The bottom line is that all of the other modules call pr_log_pri() with just a priority (no facility) and they work just fine.

-Philip
Philip Prindeville
2011-05-10 03:46:58 UTC
Permalink
[snip]
(1) We OR the facility into the priority argument, only to remove it later (which is redundant);
(2) When we do mask it out, we do it incorrectly... it should be "priority &= 0x07" instead.
essentially my patch skips these two self-canceling steps.
The bottom line is that all of the other modules call pr_log_pri() with just a priority (no facility) and they work just fine.
-Philip
Ok, spoke too soon.

The steps aren't exactly "redundant" because allow_severity and deny_severity are also imported into libwrap.

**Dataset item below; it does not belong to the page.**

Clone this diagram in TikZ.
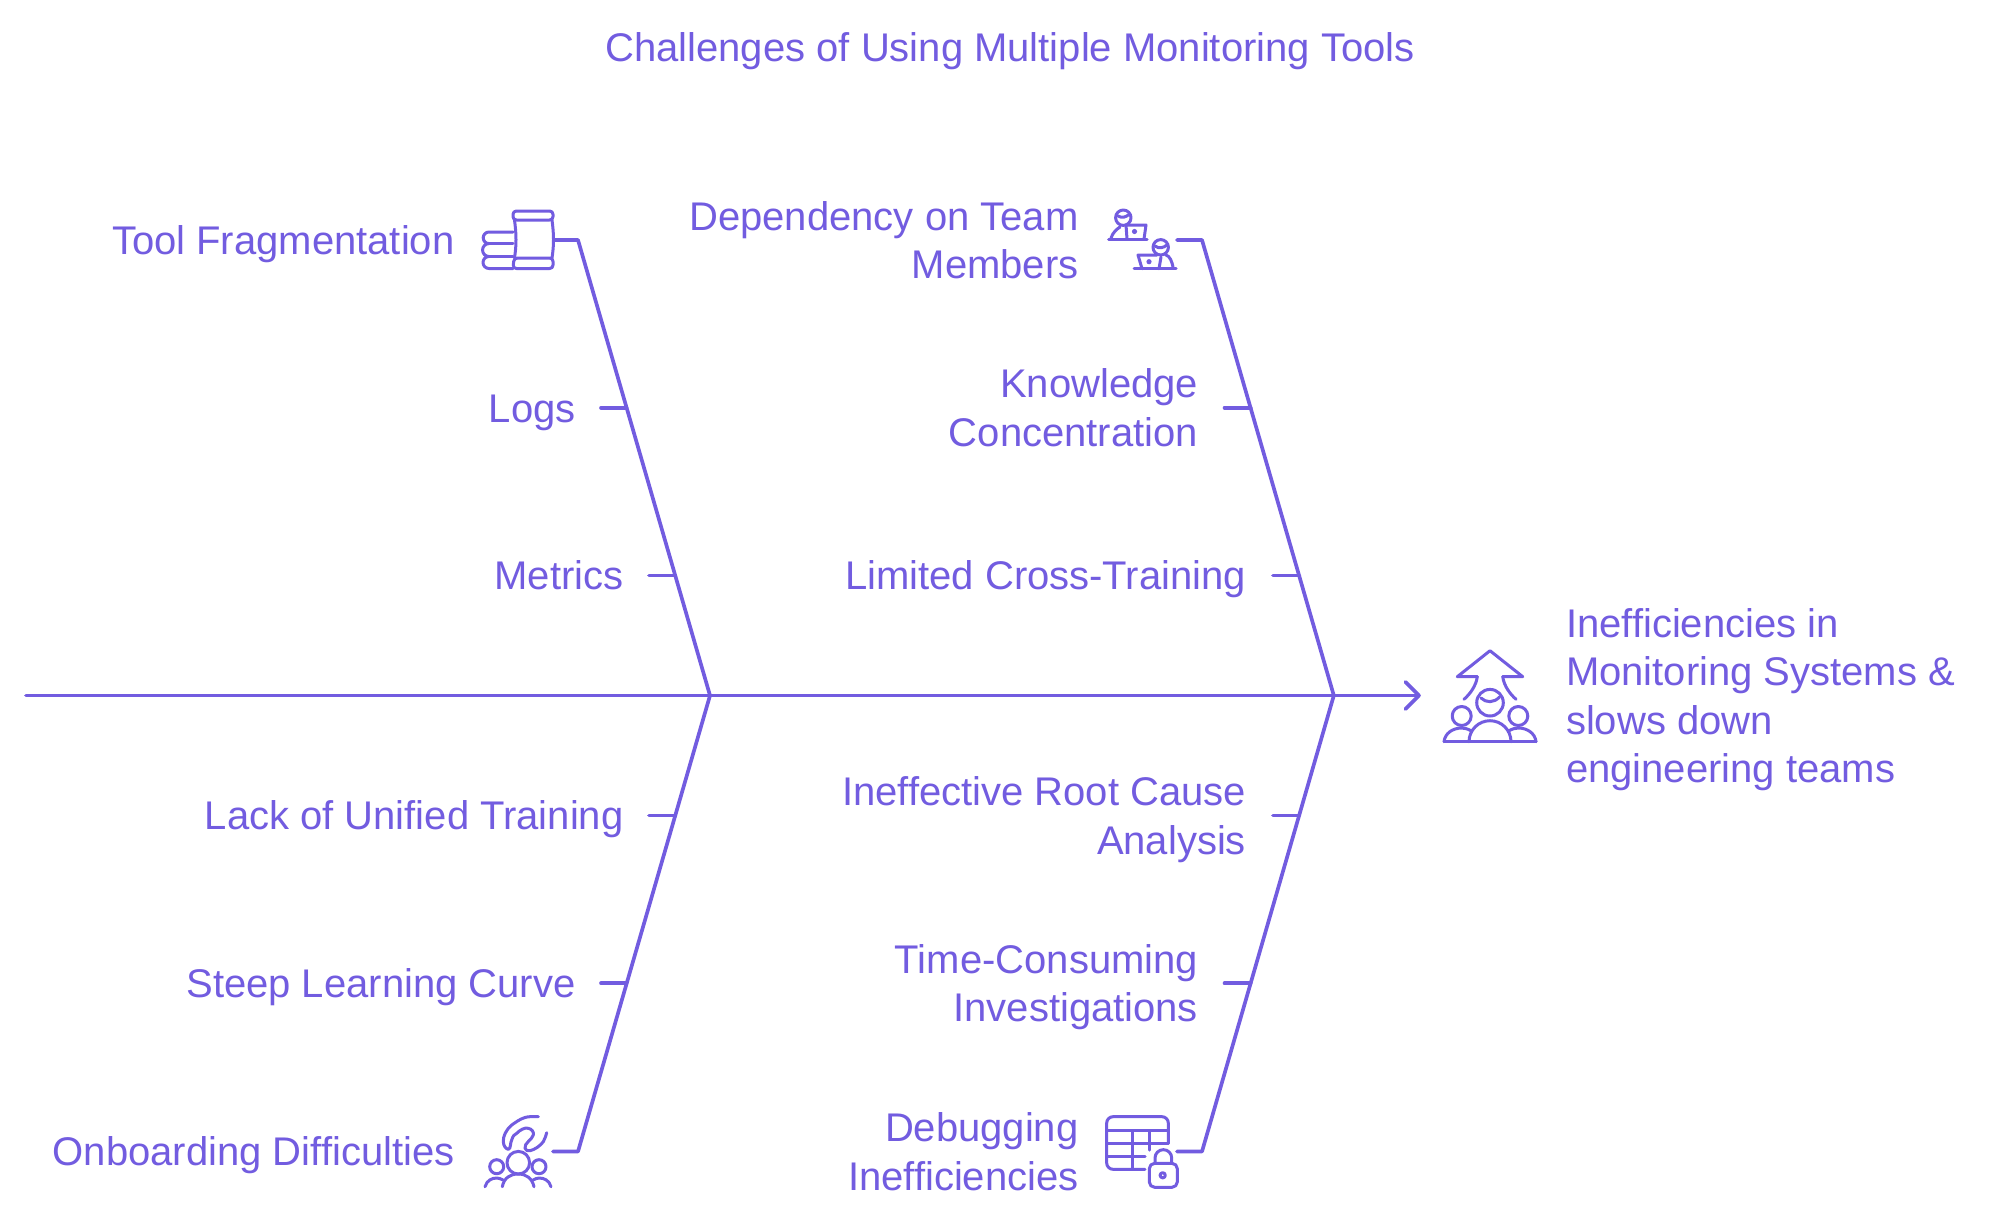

So I've revised the patch:

We pass in either variable into the function as appropriate, in the variable "severity".

We compute the new variable "priority" as "severity & PR_LOG_PRIMASK". We then pass "priority" back to pr_log_pri() as it expects only the priority to be present.

I retested, and it works.

I attempted to verify that I had undone the regression of 3317, but couldn't get SyslogFacility to send to a different file with the following directive in /etc/rsyslog.conf:

local5.* /var/log/five

even after doing a "touch /var/log/five ; chmod 600 /var/log/five" and "service rsyslog restart"...

Not sure if that belies a compatibility issue with rsyslogd or not.

Hopefully someone using the syslogd "classic" can reproduce this test.